What is Somaliland — and why Israel’s recognition matters
For more than three decades, Somaliland has functioned like a country in all but name. That changed when Israel announced it was formally recognising Somaliland as a sovereign state — the first UN member to do so. The move has elevated Somaliland’s diplomatic profile but also triggered sharp regional pushback, underlining how geopolitics in the Horn of Africa are becoming increasingly entangled with West Asian rivalries.
What exactly is Somaliland?
Somaliland emerged in 1991 after the collapse of Somalia’s central government and years of civil war. It declared independence from Somalia, reclaiming the borders of the former British Somaliland protectorate.
Since then, it has operated as a de facto state. It has held elections, maintained relative internal stability, issued its own currency, and built local security institutions — in sharp contrast to the prolonged instability in much of southern Somalia. Despite this, no country had formally recognised it as sovereign until Israel’s announcement.
Geographically, Somaliland occupies Somalia’s north-western tip, bordering Djibouti and Ethiopia, and sitting close to key maritime chokepoints linking Africa, the Middle East and global trade routes.
Why international recognition has eluded it so far
Most countries have avoided recognising Somaliland out of concern that it would encourage separatist movements elsewhere in Africa and undermine the principle of inherited colonial borders. The African Union has consistently backed Somalia’s territorial integrity, even while acknowledging Somaliland’s relative success in governance.
For Somaliland, this lack of recognition has meant limited access to international finance, constrained trade links, and exclusion from global institutions — despite functioning independently for over 30 years.
Why Israel’s decision is geopolitically significant
For Somaliland, recognition by a UN member state strengthens its claim to sovereignty and could open the door for further diplomatic engagement, investment, and security cooperation.

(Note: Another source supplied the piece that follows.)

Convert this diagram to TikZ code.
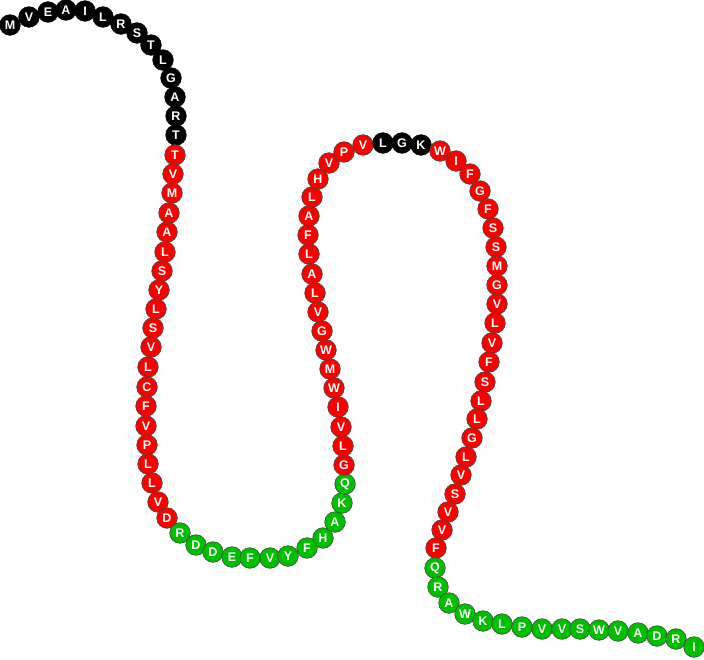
\documentclass[tikz,border=0pt]{standalone}
\usepackage{fontspec}
\usepackage{xcolor}
\usepackage{tikz}
\usetikzlibrary{positioning}
\newfontfamily\beadfont{Liberation Sans}[BoldFont={Liberation Sans Bold}]
\definecolor{bdblack}{RGB}{0,0,0}
\definecolor{bdred}{RGB}{250,0,0}
\definecolor{bdgreen}{RGB}{0,190,0}
\definecolor{bdrim}{RGB}{70,70,70}
\tikzset{
  bead/.style={circle, minimum size=20.6pt, inner sep=0pt, line width=0.6pt,
    text=white, font=\beadfont\bfseries\fontsize{12.5}{12.5}\selectfont},
  outbead/.style={bead, fill=bdblack, draw=bdblack},
  tmbead/.style={bead, fill=bdred, draw=bdrim},
  inbead/.style={bead, fill=bdgreen, draw=bdrim}
}

\begin{document}
\begin{tikzpicture}[x=1pt, y=-1pt]
\useasboundingbox (0,0) rectangle (704,659);

% ================= N-terminus (outside) =================
\foreach \px/\py/\aa [count=\i] in {%
  10/25/M, 29/17/V, 48/12/E, 66/10/A, 85/11/I, 103/17/L, 121/24/R,
  137/33/S, 151/45/T, 163/60/L, 171/78/G, 175/97/A, 176/116/R, 176/135/T}
  \node[outbead] (nt\i) at (\px,\py) {\aa};

% ================= helix 1 =================
\foreach \px/\py/\aa [count=\i] in {%
  175/155/T, 173/174/V, 172/193/M, 169/213/A, 167/232/A, 165/252/L,
  162/271/S, 159/290/Y, 156/309/L, 153/328/S, 151/347/V, 148/367/L,
  147/387/C, 146/406/F, 146/426/V, 147/445/P, 148/464/L, 152/483/L,
  158/502/V, 167/518/D}
  \node[tmbead] (ha\i) at (\px,\py) {\aa};

% ================= inner loop =================
\foreach \px/\py/\aa [count=\i] in {%
  180/533/R, 196/545/D, 213/552/D, 232/557/E, 250/558/F, 270/558/V,
  288/556/Y, 307/548/F, 323/538/H, 335/522/A, 342/503/K, 345/484/Q}
  \node[inbead] (la\i) at (\px,\py) {\aa};

% ================= helix 2 =================
\foreach \px/\py/\aa [count=\i] in {%
  344/465/G, 343/446/L, 341/427/V, 338/407/I, 334/388/W, 330/369/M,
  326/350/W, 322/331/G, 318/312/V, 315/293/L, 312/274/A, 309/254/L,
  308/235/F, 309/216/A, 312/197/L, 318/179/H, 329/163/V, 344/152/P,
  363/145/V}
  \node[tmbead] (hb\i) at (\px,\py) {\aa};

% ================= outer turn =================
\foreach \px/\py/\aa [count=\i] in {383/143/L, 402/143/G, 421/145/K}
  \node[outbead] (lb\i) at (\px,\py) {\aa};

% ================= helix 3 =================
\foreach \px/\py/\aa [count=\i] in {%
  440/151/W, 456/161/I, 470/174/F, 480/191/G, 488/209/F, 493/228/S,
  496/247/S, 497/266/M, 497/285/G, 497/304/V, 495/323/L, 492/343/V,
  489/362/F, 485/382/S, 481/401/L, 477/419/L, 472/438/G, 466/457/L,
  461/475/V, 455/494/S, 448/512/V, 442/530/V, 436/548/F}
  \node[tmbead] (hc\i) at (\px,\py) {\aa};

% ================= C-terminus (inside) =================
\foreach \px/\py/\aa [count=\i] in {%
  435/568/Q, 438/587/R, 449/603/A, 465/614/W, 483/621/K, 502/624/L,
  522/627/P, 542/629/V, 562/629/V, 580/629/S, 599/630/W, 618/631/V,
  638/633/A, 657/636/D, 676/639/R, 694/647/I}
  \node[inbead] (ct\i) at (\px,\py) {\aa};
\end{tikzpicture}
\end{document}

For Israel, the move expands its strategic footprint in Africa, especially near the Red Sea and the Gulf of Aden — one of the world’s busiest maritime corridors. Somaliland’s proximity to Yemen adds further strategic value, given Israel’s security concerns in the region.
The territory already hosts a military facility run by the United Arab Emirates at the port of Berbera, a base analysts say plays a key role in regional maritime and security operations.
How the Abraham Accords fit into the picture
Israeli Prime Minister Benjamin Netanyahu framed the recognition as being “in the spirit” of the Abraham Accords. He has promised rapid cooperation with Somaliland in agriculture, health, technology and economic development, and invited Somaliland President Abdirahman Mohamed Abdullahi to visit Israel.
For Israel, this signals an effort to extend the logic of the Abraham Accords beyond the Middle East, linking diplomatic normalisation with strategic geography.
The regional backlash and why neighbours are alarmed
The announcement prompted swift opposition from countries wary of destabilising precedents. Egypt, along with Turkey and others, reaffirmed support for Somalia’s unity and warned that recognising breakaway regions threatens regional stability.
These concerns are not just legal but strategic. Somaliland sits at the intersection of rivalries involving Somalia, Ethiopia and Egypt, particularly over Red Sea access and influence in the Horn of Africa. Israel’s entry into this sensitive equation heightens anxieties about militarisation and external power competition.
What this could mean going forward
Israel’s recognition does not automatically secure Somaliland broader international acceptance, but it changes the conversation. Other states may now reassess their long-held reluctance, especially if strategic or economic incentives align.
At the same time, Somalia is likely to intensify diplomatic efforts to block further recognition, while regional powers weigh how this development affects their own interests in one of the world’s most geopolitically volatile corridors.
For Somaliland, the moment marks a long-sought breakthrough — but one that comes with heightened scrutiny and new geopolitical risks.